Wednesday, July 20, 2022

Things

There are so many things in the world: houses, tables, dishes, lovingly-built model cars, electric vehicles, watercolor and pen sketches, boots, journals written in almost daily, hubcaps, mirrors, public artworks, tanks, surface-to-air missiles, socks and underwear, bathing suits, and on and on and on and on.

Probably most of what’s most admirable about human beings is the things that we’ve made, especially works of art and devotional structures like churches, synagogues, and sports stadiums.  But it’s all too much, isn’t it?  

Every tangible item that human beings have created, from a washer to washing machine or a pencil point to the ceiling of the Sistine Chapel, is the natural world converted to artifact.  All the wealth you see, whether riding your bike through the toniest neighborhood in your fair city or standing awestruck beneath that Sistine Chapel ceiling, is Mother Nature turned into money.

Remarkable to be sure, but it makes you want to just stop—and stop making anything ever again.

Another successful city dump run earlier this week, but that only scratches the surface of all that’s accumulated and doesn’t even begin to take on the hard choices like what to do with all the handmade stuff, the stuff that contains memories of your own and your loved one’s creative activities.  

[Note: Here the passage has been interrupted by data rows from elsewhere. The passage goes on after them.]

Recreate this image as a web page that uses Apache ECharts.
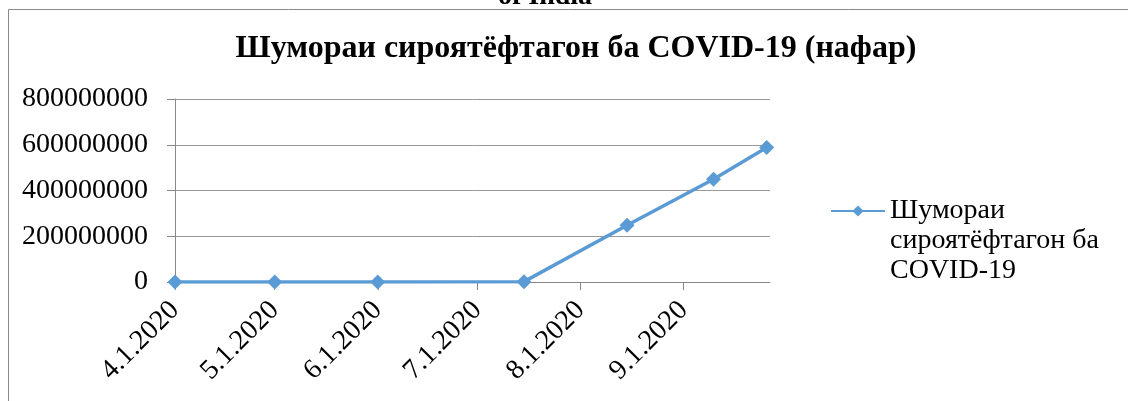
<!DOCTYPE html>
<html>
<head>
<meta charset="utf-8">
<script src="https://cdn.jsdelivr.net/npm/echarts@6/dist/echarts.min.js"></script>
<style>
  html, body { margin: 0; padding: 0; background: #fff; }
  #chart { width: 1128px; height: 401px; }
</style>
</head>
<body>
<div id="chart"></div>
<script>
  var seriesName = 'Шумораи сироятёфтагон ба COVID-19'
  var dates = ['2020-04-01', '2020-05-01', '2020-06-01', '2020-07-15', '2020-08-15', '2020-09-10', '2020-09-26']
  var cases = [0, 0, 0, 1500000, 248000000, 449000000, 588000000]
  var tickDates = ['2020-04-01', '2020-05-01', '2020-06-01', '2020-07-01', '2020-08-01', '2020-09-01']
  var axisStart = '2020-04-01'
  var axisEnd = '2020-09-27'
  var yMin = 0
  var yMax = 800000000
  var yStep = 200000000

  var serif = 'Liberation Serif'

  function toTime(s) {
    var p = s.split('-')
    return new Date(+p[0], +p[1] - 1, +p[2]).getTime()
  }

  var chart = echarts.init(document.getElementById('chart'))
  chart.setOption({
    animation: false,
    graphic: [
      {
        type: 'rect',
        shape: { x: 8.5, y: 9.5, width: 1130, height: 400 },
        style: { fill: null, stroke: '#888', lineWidth: 1 }
      },
      {
        type: 'text',
        style: {
          x: 545, y: 11, text: 'of India', textAlign: 'center', textVerticalAlign: 'bottom',
          font: 'bold 28px ' + serif, fill: '#000'
        }
      }
    ],
    title: {
      text: 'Шумораи сироятёфтагон ба COVID-19 (нафар)',
      left: 576,
      top: 33,
      padding: 0,
      textAlign: 'center',
      textStyle: { fontFamily: serif, fontWeight: 'bold', fontSize: 32, color: '#000' }
    },
    legend: {
      left: 830,
      top: 136,
      padding: 0,
      itemWidth: 54,
      itemHeight: 14,
      itemGap: 0,
      // two blank lines on top keep the marker level with the first line of the label
      formatter: function (name) {
        return '\n\n' + name.replace(' сироятёфтагон', '\nсироятёфтагон').replace(' COVID', '\nCOVID')
      },
      textStyle: { fontFamily: serif, fontSize: 28, lineHeight: 30, color: '#000' }
    },
    grid: { left: 175, right: 358, top: 99, bottom: 119, containLabel: false },
    xAxis: {
      type: 'value',
      min: toTime(axisStart),
      max: toTime(axisEnd),
      axisLine: { lineStyle: { color: '#888', width: 1 } },
      axisTick: { show: true, length: 8, lineStyle: { color: '#888' }, customValues: tickDates.map(toTime) },
      axisLabel: {
        customValues: tickDates.map(toTime),
        rotate: 45,
        margin: 24,
        fontFamily: serif,
        fontSize: 28,
        color: '#000',
        formatter: function (v) {
          var d = new Date(v)
          return (d.getMonth() + 1) + '.' + d.getDate() + '.' + d.getFullYear()
        }
      },
      splitLine: { show: false }
    },
    yAxis: {
      type: 'value',
      min: yMin,
      max: yMax,
      interval: yStep,
      axisLine: { show: true, lineStyle: { color: '#888', width: 1 } },
      axisTick: { show: true, length: 8, lineStyle: { color: '#888' } },
      axisLabel: {
        margin: 27, fontFamily: serif, fontSize: 28, color: '#000',
        formatter: function (v) { return String(v) }
      },
      splitLine: { lineStyle: { color: '#999', width: 1 } }
    },
    series: [
      {
        name: seriesName,
        type: 'line',
        data: dates.map(function (d, i) { return [toTime(d), cases[i]] }),
        symbol: 'diamond',
        symbolSize: 15,
        color: '#5B9BD5',
        lineStyle: { width: 3.5, color: '#5B9BD5' },
        itemStyle: { color: '#5B9BD5' }
      }
    ]
  })
</script>
</body>
</html>
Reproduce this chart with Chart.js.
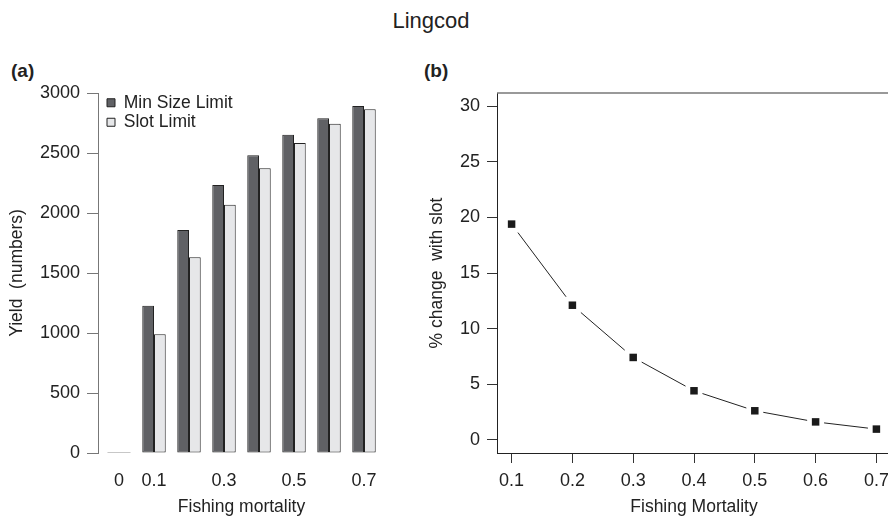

Like what IS going be the fate of all those journals, birthday cards, and, for that matter, lovingly-built model cars?

If everyone stopped making things today, there would still be centuries of things remaining and while I seem to recall Elizabeth Kolbert writing that our entire civilization, in the strata of the geologic record, will, in hundreds of millions of years, be no thicker than a postage stamp, that’s still, in the next decade or two, on overwhelming amount of stuff to deal with and an even more daunting number of decisions to make.

So, I guess I’ll stick to the electronic written word: takes up no physical space and so easy to delete!